You played also Sette Studi by Maurizio Pisati, what do you think about his way of composing?
I met Maurizio Pisati and Elena Casoli 25 years ago in Darmstadt, two years after the first performance of the Sette Studi . It’s necessary to obtain continuity and velocity of gestures in order to make this music expressive. I like it, as well as Maurizio’s recent works, which are very different, especially the guitar pieces after Scarlatti .
What does mean improvisation in your music research? Can we go back to talking of improvisation in a repertoire so encoded as the classic or we’re forced to leave and turn to other repertoires, jazz, contemporary, etc?
I think more and more that we’re wrong about the so-called classical music. What is written on a score is not at all the music. We underestimate the oral part of the music : ornaments, improvisation. The gap between the score and the practice invitates us to be adventurous. It’s true for every kind of music
What’s the role of the “Error” in your musical vision? For “error” I mean an incorrect procedure, an irregularity in the normal operation of a mechanism, a discontinuity on an otherwise uniform surface that can lead to new developments and unexpected surprises…
Speaking about normality is a philosophical question. Artists work against any normalization. Humans are not mechanisms, and musicians have nothing to do with infallibility. In any case, the unusual way might be much more exciting than the marked one.

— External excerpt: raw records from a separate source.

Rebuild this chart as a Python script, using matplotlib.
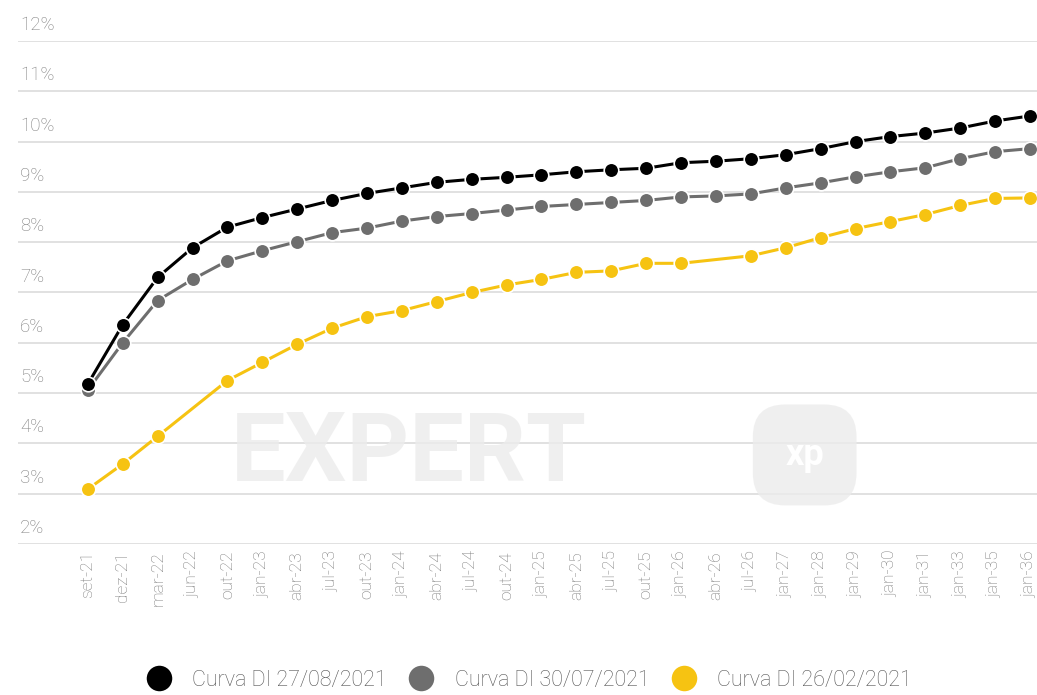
import numpy as np
import matplotlib
matplotlib.use("Agg")
import matplotlib.pyplot as plt
from matplotlib import transforms

plt.rcParams['font.family'] = ['Roboto', 'DejaVu Sans']

# vencimentos da curva
vencimentos = ['set-21', 'dez-21', 'mar-22', 'jun-22', 'out-22', 'jan-23', 'abr-23',
               'jul-23', 'out-23', 'jan-24', 'abr-24', 'jul-24', 'out-24', 'jan-25',
               'abr-25', 'jul-25', 'out-25', 'jan-26', 'abr-26', 'jul-26', 'jan-27',
               'jan-28', 'jan-29', 'jan-30', 'jan-31', 'jan-33', 'jan-35', 'jan-36']

# taxas (%)
curva_2708 = [5.18, 6.36, 7.30, 7.89, 8.30, 8.49, 8.66, 8.83, 8.97, 9.08, 9.19, 9.25,
              9.29, 9.34, 9.40, 9.44, 9.47, 9.58, 9.61, 9.66, 9.74, 9.86, 10.00, 10.10,
              10.17, 10.27, 10.41, 10.51]
curva_3007 = [5.06, 6.00, 6.84, 7.26, 7.63, 7.83, 8.01, 8.19, 8.28, 8.42, 8.51, 8.57,
              8.64, 8.71, 8.75, 8.79, 8.83, 8.90, 8.92, 8.96, 9.08, 9.18, 9.30, 9.40,
              9.48, 9.66, 9.80, 9.86]
curva_2602 = [3.09, 3.59, 4.14, np.nan, 5.25, 5.61, 5.97, 6.29, 6.52, 6.64, 6.82, 7.00,
              7.15, 7.26, 7.40, 7.43, 7.58, 7.58, np.nan, 7.73, 7.89, 8.09, 8.27, 8.41,
              8.55, 8.73, 8.87, 8.88]

series = [
    ('Curva DI 27/08/2021', curva_2708, '#000000', 3),
    ('Curva DI 30/07/2021', curva_3007, '#6e6e6e', 2),
    ('Curva DI 26/02/2021', curva_2602, '#f6c312', 1),
]
y_ticks = [2, 3, 4, 5, 6, 7, 8, 9, 10, 11, 12]

fig = plt.figure(figsize=(10.37, 6.95), dpi=100)
ax = fig.add_axes([0.0174, 0.2173, 0.9826, 0.7237])

x = np.arange(len(vencimentos))
for nome, vals, cor, z in series:
    v = np.array(vals, dtype=float)
    ok = ~np.isnan(v)
    ax.plot(x[ok], v[ok], color=cor, lw=2.2, marker='o', markersize=10.5,
            markeredgecolor='white', markeredgewidth=1.2, zorder=z + 2, label=nome)

ax.set_xlim(-2.0, 27.2)
ax.set_ylim(2, 12)

# grade horizontal
for t in y_ticks:
    ax.axhline(t, color='#dcdcdc', lw=1.2, zorder=0)

# rotulos do eixo y acima das linhas
off = transforms.offset_copy(ax.get_yaxis_transform(), fig=fig, x=0, y=5, units='points')
for t in y_ticks:
    ax.text(0.002, t, f'{t}%', transform=off, ha='left', va='bottom',
            fontsize=13.5, color='#7e7e7e', fontweight='light')

ax.set_yticks([])
ax.set_xticks(x)
ax.set_xticklabels(vencimentos, rotation=90, fontsize=12.5, color='#7a7a7a', fontweight='light')
ax.tick_params(axis='x', length=0, pad=5)
for s in ax.spines.values():
    s.set_visible(False)

# marca d'agua
ax.text(0.384, 0.177, 'EXPERT', transform=ax.transAxes, ha='center', va='center',
        fontsize=70, fontweight='bold', color='#ececec', alpha=0.8, zorder=1)
ax.text(0.772, 0.177, 'xp', transform=ax.transAxes, ha='center', va='center',
        fontsize=26, fontweight='bold', color='white', zorder=1,
        bbox=dict(boxstyle='round,pad=0.9', fc='#ececec', ec='none', alpha=0.8))

handles, labels = ax.get_legend_handles_labels()
leg = fig.legend(handles, labels, loc='lower center', bbox_to_anchor=(0.511, -0.022), ncol=3,
                 frameon=False, fontsize=15.5, handlelength=1.0, handletextpad=1.05,
                 columnspacing=1.1, markerscale=1.75)
for h in leg.legend_handles:
    h.set_linestyle('none')
    h.set_markeredgewidth(0)
for t in leg.get_texts():
    t.set_color('#555555')
    t.set_fontweight('light')

fig.savefig('out.png', dpi=100)
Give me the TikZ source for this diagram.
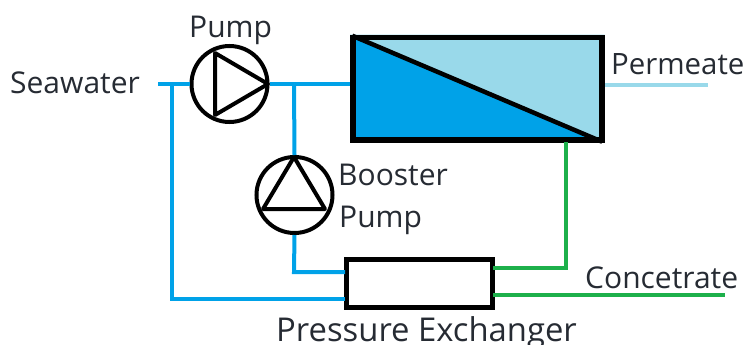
\documentclass[tikz,border=0pt]{standalone}
\usepackage{fontspec}
\setmainfont{Open Sans}
\definecolor{feedblue}{HTML}{00A2E8}
\definecolor{permblue}{HTML}{99D9EA}
\definecolor{brinegreen}{HTML}{1DB04B}
\definecolor{labelgrey}{HTML}{262B33}
\tikzset{
  x=1pt,y=-1pt,
  pumpbody/.style={circle,draw=black,line width=4pt,minimum size=76pt,inner sep=0pt,fill=white},
  unitbox/.style={rectangle,draw=black,line width=5.5pt,inner sep=0pt},
  feedline/.style={draw=feedblue,line width=4pt,line join=miter},
  permline/.style={draw=permblue,line width=4pt},
  brineline/.style={draw=brinegreen,line width=4pt,line join=miter},
  symbolline/.style={draw=black,line width=4pt,line join=round},
  lbl/.style={text=labelgrey,font=\fontsize{30}{30}\selectfont,inner sep=0pt,anchor=base west},
  lblperm/.style={lbl,font=\fontsize{29.4}{30}\selectfont},
  lblbig/.style={lbl,font=\fontsize{32.8}{33}\selectfont}
}
\begin{document}
\begin{tikzpicture}
\useasboundingbox[fill=white] (0,0) rectangle (745,345);
\coordinate (seaend) at (158,84);
\coordinate (seaj) at (172,84);
\coordinate (seac) at (172,299);
\coordinate (pxw) at (345,299);
\coordinate (pxwb) at (345,272);
\coordinate (bj) at (294,84.5);
\coordinate (bc1) at (294,272);
\coordinate (permS) at (605,85);
\coordinate (permE) at (708,85);
\coordinate (gt) at (566,142);
\coordinate (gc) at (566,268);
\coordinate (gp) at (493,268);
\coordinate (cs) at (493,295);
\coordinate (ce) at (725,295);
% units
\node[unitbox,fill=feedblue,minimum width=249pt,minimum height=102.5pt] (ro) at (477.25,88.75) {};
\fill[permblue] (ro.north west) -- (ro.north east) -- (ro.south east) -- cycle;
\draw[black,line width=4.5pt,shorten <=2.5pt,shorten >=2.5pt] (ro.north west) -- (ro.south east);
\node[unitbox,minimum width=249pt,minimum height=102.5pt] (rob) at (477.25,88.75) {};
\node[unitbox,fill=white,line width=5pt,minimum width=146pt,minimum height=48.5pt] (px) at (419,283.5) {};
\node[pumpbody] (pump) at (229.5,84) {};
\node[pumpbody] (boost) at (294.5,195) {};
% pump symbols
\coordinate (pa) at (268,84);
\coordinate (pb) at (215,115);
\coordinate (pc) at (215,53);
\draw[symbolline] (pa) -- (pb) -- (pc) -- cycle;
\coordinate (ba) at (294,157);
\coordinate (bb) at (263,209);
\coordinate (bc) at (325,209);
\draw[symbolline] (ba) -- (bb) -- (bc) -- cycle;
% connectors
\draw[feedline] (seaend) -- (pump.west);
\draw[feedline] (seaj) -- (seac) -- (pxw);
\draw[feedline] (pump.east) -- (ro.west |- pump.east);
\draw[feedline] (bj) -- (boost.north);
\draw[feedline] (boost.south) -- (bc1) -- (pxwb);
\draw[permline] (permS) -- (permE);
\draw[brineline] (gt) -- (gc) -- (gp);
\draw[brineline] (cs) -- (ce);
% labels
\node[lbl] (l1) at (10,93) {Seawater};
\node[lbl] (l2) at (189,38) {Pump};
\node[lbl] (l3) at (338,185) {Booster};
\node[lbl] (l4) at (339,227) {Pump};
\node[lblperm] (l5) at (611,75) {Permeate};
\node[lbl] (l6) at (585,288) {Concetrate};
\node[lblbig] (l7) at (276,341) {Pressure Exchanger};
\end{tikzpicture}
\end{document}
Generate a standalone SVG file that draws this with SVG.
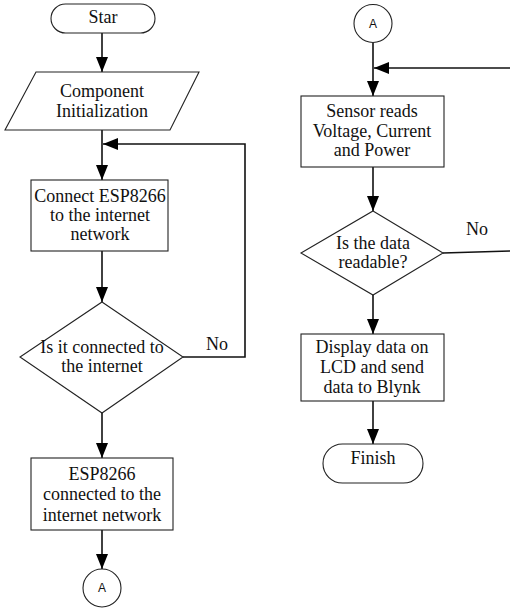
<svg xmlns="http://www.w3.org/2000/svg" width="510" height="609" viewBox="0 0 510 609">
<style>
.s{fill:#fff;stroke:#222;stroke-width:1.1}
.c{fill:none;stroke:#111;stroke-width:1.6}
.t{font-family:'Liberation Serif','Tinos','DejaVu Serif','Times New Roman',serif;font-size:18px;fill:#111;text-anchor:middle}
.a{font-family:'Liberation Sans',Arial,sans-serif;font-size:12px;fill:#111;text-anchor:middle}
</style>
<defs>
<marker id="ar" markerUnits="userSpaceOnUse" markerWidth="15" markerHeight="12" refX="15" refY="6" orient="auto">
<path d="M0,0 L15,6 L0,12 z" fill="#000"/>
</marker>
</defs>
<g id="connectors">
<line class="c" x1="102" y1="33" x2="102" y2="72" marker-end="url(#ar)"/>
<line class="c" x1="102" y1="130" x2="102" y2="180" marker-end="url(#ar)"/>
<line class="c" x1="102" y1="251" x2="102" y2="302" marker-end="url(#ar)"/>
<line class="c" x1="102" y1="413" x2="102" y2="458" marker-end="url(#ar)"/>
<line class="c" x1="102" y1="530" x2="102" y2="569" marker-end="url(#ar)"/>
<path class="c" d="M183,357 H245 V144 H103" marker-end="url(#ar)"/>
<line class="c" x1="373" y1="43" x2="373" y2="96" marker-end="url(#ar)"/>
<path class="c" d="M510,68 H374" marker-end="url(#ar)"/>
<line class="c" x1="373" y1="167" x2="373" y2="211" marker-end="url(#ar)"/>
<path class="c" d="M443,253 L510,251"/>
<line class="c" x1="373" y1="295" x2="373" y2="334" marker-end="url(#ar)"/>
<line class="c" x1="373" y1="401" x2="373" y2="444" marker-end="url(#ar)"/>
<text class="t" x="217" y="350">No</text>
<text class="t" x="477" y="235">No</text>
</g>
<g id="start">
<rect class="s" x="51" y="4" width="104" height="29" rx="14.5"/>
<text class="t" x="103" y="23">Star</text>
</g>
<g id="init">
<polygon class="s" points="36,72 199,72 170,130 5,130"/>
<text class="t" x="102" y="97">Component</text>
<text class="t" x="102" y="117">Initialization</text>
</g>
<g id="connect">
<rect class="s" x="31" y="180" width="137" height="71"/>
<text class="t" x="100" y="202">Connect ESP8266</text>
<text class="t" x="100" y="221">to the internet</text>
<text class="t" x="100" y="240">network</text>
</g>
<g id="check">
<polygon class="s" points="102,302 183,357 102,413 20,357"/>
<text class="t" x="102" y="353">Is it connected to</text>
<text class="t" x="102" y="372">the internet</text>
</g>
<g id="connected">
<rect class="s" x="31" y="458" width="142" height="72"/>
<text class="t" x="102" y="480">ESP8266</text>
<text class="t" x="102" y="500">connected to the</text>
<text class="t" x="102" y="521">internet network</text>
</g>
<g id="connA1">
<circle class="s" cx="102" cy="588" r="19"/>
<text class="a" x="102" y="592">A</text>
</g>
<g id="connA2">
<circle class="s" cx="373" cy="23.5" r="19"/>
<text class="a" x="373" y="28">A</text>
</g>
<g id="sensor">
<rect class="s" x="301" y="96" width="143" height="71"/>
<text class="t" x="372" y="117">Sensor reads</text>
<text class="t" x="372" y="137">Voltage, Current</text>
<text class="t" x="372" y="156">and Power</text>
</g>
<g id="readable">
<polygon class="s" points="373,211 443,253 373,295 301,253"/>
<text class="t" x="373" y="249">Is the data</text>
<text class="t" x="373" y="268">readable?</text>
</g>
<g id="display">
<rect class="s" x="301" y="334" width="143" height="67"/>
<text class="t" x="372" y="353">Display data on</text>
<text class="t" x="372" y="373">LCD and send</text>
<text class="t" x="372" y="393">data to Blynk</text>
</g>
<g id="finish">
<rect class="s" x="323" y="444" width="100" height="39" rx="19.5"/>
<text class="t" x="373" y="464">Finish</text>
</g>
</svg>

Please tell us five essential records, to have always with you .. the classic five discs for the desert island …What kind of music do you listen to usually?
Always listening to the same music could be quite boring. I like to discover new things.
What are your five favorite scores?
My librairy is full with my favorite scores, and I am expecting new ones not composed yet
What are your next projects? What are you working on?
In 2017, I have concerts with different ensembles and musicians. I will play new pieces for theorbo and for guitar, especially the first performance of a piece for guitar and electronic by Mario Lorenzo in Metz.